* Directions: Word for word, print each line of the listing below; pictures stay out.
** Start **
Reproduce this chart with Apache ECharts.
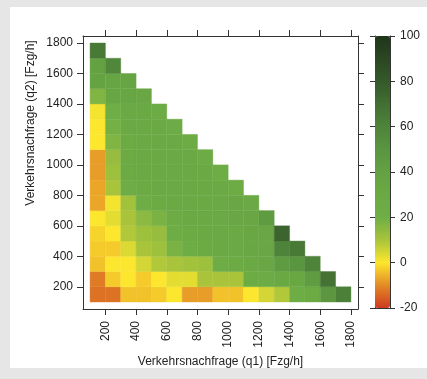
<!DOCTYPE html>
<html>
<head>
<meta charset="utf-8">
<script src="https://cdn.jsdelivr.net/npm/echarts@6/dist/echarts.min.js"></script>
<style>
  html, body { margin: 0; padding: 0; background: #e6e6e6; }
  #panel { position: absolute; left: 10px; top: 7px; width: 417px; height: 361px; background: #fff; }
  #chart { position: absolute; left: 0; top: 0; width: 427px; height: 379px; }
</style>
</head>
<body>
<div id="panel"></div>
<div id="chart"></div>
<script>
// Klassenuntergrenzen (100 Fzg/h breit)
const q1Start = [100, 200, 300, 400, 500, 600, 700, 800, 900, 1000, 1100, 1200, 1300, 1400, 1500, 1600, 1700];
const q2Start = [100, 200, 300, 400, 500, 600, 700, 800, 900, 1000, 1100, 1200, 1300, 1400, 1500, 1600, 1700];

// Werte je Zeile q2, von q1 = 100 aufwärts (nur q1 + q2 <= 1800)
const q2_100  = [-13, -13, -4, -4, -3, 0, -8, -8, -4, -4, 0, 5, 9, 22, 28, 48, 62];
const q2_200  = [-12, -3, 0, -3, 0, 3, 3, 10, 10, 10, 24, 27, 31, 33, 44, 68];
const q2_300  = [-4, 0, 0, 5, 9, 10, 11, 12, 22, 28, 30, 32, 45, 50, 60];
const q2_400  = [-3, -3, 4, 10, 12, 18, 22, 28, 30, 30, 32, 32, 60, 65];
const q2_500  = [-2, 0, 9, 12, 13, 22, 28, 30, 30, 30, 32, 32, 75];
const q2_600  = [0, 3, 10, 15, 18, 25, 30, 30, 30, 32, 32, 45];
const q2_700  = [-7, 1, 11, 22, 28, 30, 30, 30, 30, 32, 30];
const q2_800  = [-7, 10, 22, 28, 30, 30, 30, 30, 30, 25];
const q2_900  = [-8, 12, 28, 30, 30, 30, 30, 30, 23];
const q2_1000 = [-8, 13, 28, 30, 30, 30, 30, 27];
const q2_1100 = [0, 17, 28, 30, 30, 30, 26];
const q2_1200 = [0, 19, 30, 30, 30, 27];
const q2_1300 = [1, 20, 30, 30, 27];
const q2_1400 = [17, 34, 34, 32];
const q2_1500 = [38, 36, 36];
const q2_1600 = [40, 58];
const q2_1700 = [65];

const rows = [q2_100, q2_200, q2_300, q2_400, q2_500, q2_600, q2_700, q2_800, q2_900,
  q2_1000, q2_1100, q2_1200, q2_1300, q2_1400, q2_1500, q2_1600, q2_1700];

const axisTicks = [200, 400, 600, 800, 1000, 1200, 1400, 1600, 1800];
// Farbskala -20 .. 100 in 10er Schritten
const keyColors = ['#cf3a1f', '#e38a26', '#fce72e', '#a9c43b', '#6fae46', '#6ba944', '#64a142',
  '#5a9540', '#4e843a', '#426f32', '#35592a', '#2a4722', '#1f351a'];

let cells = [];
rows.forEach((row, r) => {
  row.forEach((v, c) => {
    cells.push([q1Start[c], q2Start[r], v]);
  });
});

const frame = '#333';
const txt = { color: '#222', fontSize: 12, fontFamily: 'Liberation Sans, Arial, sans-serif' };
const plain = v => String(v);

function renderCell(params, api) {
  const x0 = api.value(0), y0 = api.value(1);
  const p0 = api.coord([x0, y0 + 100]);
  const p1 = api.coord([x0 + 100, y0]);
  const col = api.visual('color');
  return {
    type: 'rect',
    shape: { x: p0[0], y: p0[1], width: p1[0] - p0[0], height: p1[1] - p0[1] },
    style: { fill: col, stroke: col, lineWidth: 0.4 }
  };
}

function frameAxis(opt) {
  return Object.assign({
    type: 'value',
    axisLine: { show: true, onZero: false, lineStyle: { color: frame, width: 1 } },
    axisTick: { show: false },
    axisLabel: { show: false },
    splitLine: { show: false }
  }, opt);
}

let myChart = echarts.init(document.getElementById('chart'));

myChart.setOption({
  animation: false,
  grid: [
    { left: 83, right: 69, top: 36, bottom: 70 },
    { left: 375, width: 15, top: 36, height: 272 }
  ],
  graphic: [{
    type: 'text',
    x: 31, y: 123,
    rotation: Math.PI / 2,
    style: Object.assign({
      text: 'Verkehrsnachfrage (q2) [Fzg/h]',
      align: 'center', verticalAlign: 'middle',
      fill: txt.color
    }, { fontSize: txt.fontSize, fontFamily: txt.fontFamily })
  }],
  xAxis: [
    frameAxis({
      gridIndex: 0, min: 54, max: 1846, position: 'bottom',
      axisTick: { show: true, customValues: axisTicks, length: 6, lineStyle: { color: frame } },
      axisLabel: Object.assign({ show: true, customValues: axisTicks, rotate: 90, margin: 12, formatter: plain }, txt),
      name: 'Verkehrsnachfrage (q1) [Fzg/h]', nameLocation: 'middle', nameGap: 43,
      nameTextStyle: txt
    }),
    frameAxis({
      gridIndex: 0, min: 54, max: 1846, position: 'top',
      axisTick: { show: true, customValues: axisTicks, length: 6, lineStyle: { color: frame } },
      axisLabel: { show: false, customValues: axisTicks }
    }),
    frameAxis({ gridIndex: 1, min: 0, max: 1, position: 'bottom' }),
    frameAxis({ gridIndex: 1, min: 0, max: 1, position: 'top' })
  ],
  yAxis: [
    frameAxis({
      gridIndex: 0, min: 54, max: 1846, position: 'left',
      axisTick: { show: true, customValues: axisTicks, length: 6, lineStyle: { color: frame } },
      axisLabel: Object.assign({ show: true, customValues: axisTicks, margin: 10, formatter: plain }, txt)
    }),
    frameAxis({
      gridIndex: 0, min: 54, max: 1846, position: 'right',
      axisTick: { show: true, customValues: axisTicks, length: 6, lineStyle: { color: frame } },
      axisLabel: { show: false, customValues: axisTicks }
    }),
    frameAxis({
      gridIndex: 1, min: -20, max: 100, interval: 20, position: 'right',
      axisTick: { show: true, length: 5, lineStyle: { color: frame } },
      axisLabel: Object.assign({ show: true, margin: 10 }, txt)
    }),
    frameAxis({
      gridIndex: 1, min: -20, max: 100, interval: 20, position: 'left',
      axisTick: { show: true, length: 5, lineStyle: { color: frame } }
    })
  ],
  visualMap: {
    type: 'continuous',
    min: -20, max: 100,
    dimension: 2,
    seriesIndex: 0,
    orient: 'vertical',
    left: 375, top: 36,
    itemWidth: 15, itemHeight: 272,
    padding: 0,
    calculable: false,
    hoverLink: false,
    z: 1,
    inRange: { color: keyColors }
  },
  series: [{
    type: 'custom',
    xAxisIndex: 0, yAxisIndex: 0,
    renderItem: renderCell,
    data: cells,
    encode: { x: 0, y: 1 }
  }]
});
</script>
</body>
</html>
** End **
* Written response:
Reproduce this chart with Apache ECharts.
<!DOCTYPE html>
<html>
<head>
<meta charset="utf-8">
<script src="https://cdn.jsdelivr.net/npm/echarts@6/dist/echarts.min.js"></script>
<style>
  html, body { margin: 0; padding: 0; background: #e6e6e6; }
  #panel { position: absolute; left: 10px; top: 7px; width: 417px; height: 361px; background: #fff; }
  #chart { position: absolute; left: 0; top: 0; width: 427px; height: 379px; }
</style>
</head>
<body>
<div id="panel"></div>
<div id="chart"></div>
<script>
// Klassenuntergrenzen (100 Fzg/h breit)
const q1Start = [100, 200, 300, 400, 500, 600, 700, 800, 900, 1000, 1100, 1200, 1300, 1400, 1500, 1600, 1700];
const q2Start = [100, 200, 300, 400, 500, 600, 700, 800, 900, 1000, 1100, 1200, 1300, 1400, 1500, 1600, 1700];

// Werte je Zeile q2, von q1 = 100 aufwärts (nur q1 + q2 <= 1800)
const q2_100  = [-13, -13, -4, -4, -3, 0, -8, -8, -4, -4, 0, 5, 9, 22, 28, 48, 62];
const q2_200  = [-12, -3, 0, -3, 0, 3, 3, 10, 10, 10, 24, 27, 31, 33, 44, 68];
const q2_300  = [-4, 0, 0, 5, 9, 10, 11, 12, 22, 28, 30, 32, 45, 50, 60];
const q2_400  = [-3, -3, 4, 10, 12, 18, 22, 28, 30, 30, 32, 32, 60, 65];
const q2_500  = [-2, 0, 9, 12, 13, 22, 28, 30, 30, 30, 32, 32, 75];
const q2_600  = [0, 3, 10, 15, 18, 25, 30, 30, 30, 32, 32, 45];
const q2_700  = [-7, 1, 11, 22, 28, 30, 30, 30, 30, 32, 30];
const q2_800  = [-7, 10, 22, 28, 30, 30, 30, 30, 30, 25];
const q2_900  = [-8, 12, 28, 30, 30, 30, 30, 30, 23];
const q2_1000 = [-8, 13, 28, 30, 30, 30, 30, 27];
const q2_1100 = [0, 17, 28, 30, 30, 30, 26];
const q2_1200 = [0, 19, 30, 30, 30, 27];
const q2_1300 = [1, 20, 30, 30, 27];
const q2_1400 = [17, 34, 34, 32];
const q2_1500 = [38, 36, 36];
const q2_1600 = [40, 58];
const q2_1700 = [65];

const rows = [q2_100, q2_200, q2_300, q2_400, q2_500, q2_600, q2_700, q2_800, q2_900,
  q2_1000, q2_1100, q2_1200, q2_1300, q2_1400, q2_1500, q2_1600, q2_1700];

const axisTicks = [200, 400, 600, 800, 1000, 1200, 1400, 1600, 1800];
// Farbskala -20 .. 100 in 10er Schritten
const keyColors = ['#cf3a1f', '#e38a26', '#fce72e', '#a9c43b', '#6fae46', '#6ba944', '#64a142',
  '#5a9540', '#4e843a', '#426f32', '#35592a', '#2a4722', '#1f351a'];

let cells = [];
rows.forEach((row, r) => {
  row.forEach((v, c) => {
    cells.push([q1Start[c], q2Start[r], v]);
  });
});

const frame = '#333';
const txt = { color: '#222', fontSize: 12, fontFamily: 'Liberation Sans, Arial, sans-serif' };
const plain = v => String(v);

function renderCell(params, api) {
  const x0 = api.value(0), y0 = api.value(1);
  const p0 = api.coord([x0, y0 + 100]);
  const p1 = api.coord([x0 + 100, y0]);
  const col = api.visual('color');
  return {
    type: 'rect',
    shape: { x: p0[0], y: p0[1], width: p1[0] - p0[0], height: p1[1] - p0[1] },
    style: { fill: col, stroke: col, lineWidth: 0.4 }
  };
}

function frameAxis(opt) {
  return Object.assign({
    type: 'value',
    axisLine: { show: true, onZero: false, lineStyle: { color: frame, width: 1 } },
    axisTick: { show: false },
    axisLabel: { show: false },
    splitLine: { show: false }
  }, opt);
}

let myChart = echarts.init(document.getElementById('chart'));

myChart.setOption({
  animation: false,
  grid: [
    { left: 83, right: 69, top: 36, bottom: 70 },
    { left: 375, width: 15, top: 36, height: 272 }
  ],
  graphic: [{
    type: 'text',
    x: 31, y: 123,
    rotation: Math.PI / 2,
    style: Object.assign({
      text: 'Verkehrsnachfrage (q2) [Fzg/h]',
      align: 'center', verticalAlign: 'middle',
      fill: txt.color
    }, { fontSize: txt.fontSize, fontFamily: txt.fontFamily })
  }],
  xAxis: [
    frameAxis({
      gridIndex: 0, min: 54, max: 1846, position: 'bottom',
      axisTick: { show: true, customValues: axisTicks, length: 6, lineStyle: { color: frame } },
      axisLabel: Object.assign({ show: true, customValues: axisTicks, rotate: 90, margin: 12, formatter: plain }, txt),
      name: 'Verkehrsnachfrage (q1) [Fzg/h]', nameLocation: 'middle', nameGap: 43,
      nameTextStyle: txt
    }),
    frameAxis({
      gridIndex: 0, min: 54, max: 1846, position: 'top',
      axisTick: { show: true, customValues: axisTicks, length: 6, lineStyle: { color: frame } },
      axisLabel: { show: false, customValues: axisTicks }
    }),
    frameAxis({ gridIndex: 1, min: 0, max: 1, position: 'bottom' }),
    frameAxis({ gridIndex: 1, min: 0, max: 1, position: 'top' })
  ],
  yAxis: [
    frameAxis({
      gridIndex: 0, min: 54, max: 1846, position: 'left',
      axisTick: { show: true, customValues: axisTicks, length: 6, lineStyle: { color: frame } },
      axisLabel: Object.assign({ show: true, customValues: axisTicks, margin: 10, formatter: plain }, txt)
    }),
    frameAxis({
      gridIndex: 0, min: 54, max: 1846, position: 'right',
      axisTick: { show: true, customValues: axisTicks, length: 6, lineStyle: { color: frame } },
      axisLabel: { show: false, customValues: axisTicks }
    }),
    frameAxis({
      gridIndex: 1, min: -20, max: 100, interval: 20, position: 'right',
      axisTick: { show: true, length: 5, lineStyle: { color: frame } },
      axisLabel: Object.assign({ show: true, margin: 10 }, txt)
    }),
    frameAxis({
      gridIndex: 1, min: -20, max: 100, interval: 20, position: 'left',
      axisTick: { show: true, length: 5, lineStyle: { color: frame } }
    })
  ],
  visualMap: {
    type: 'continuous',
    min: -20, max: 100,
    dimension: 2,
    seriesIndex: 0,
    orient: 'vertical',
    left: 375, top: 36,
    itemWidth: 15, itemHeight: 272,
    padding: 0,
    calculable: false,
    hoverLink: false,
    z: 1,
    inRange: { color: keyColors }
  },
  series: [{
    type: 'custom',
    xAxisIndex: 0, yAxisIndex: 0,
    renderItem: renderCell,
    data: cells,
    encode: { x: 0, y: 1 }
  }]
});
</script>
</body>
</html>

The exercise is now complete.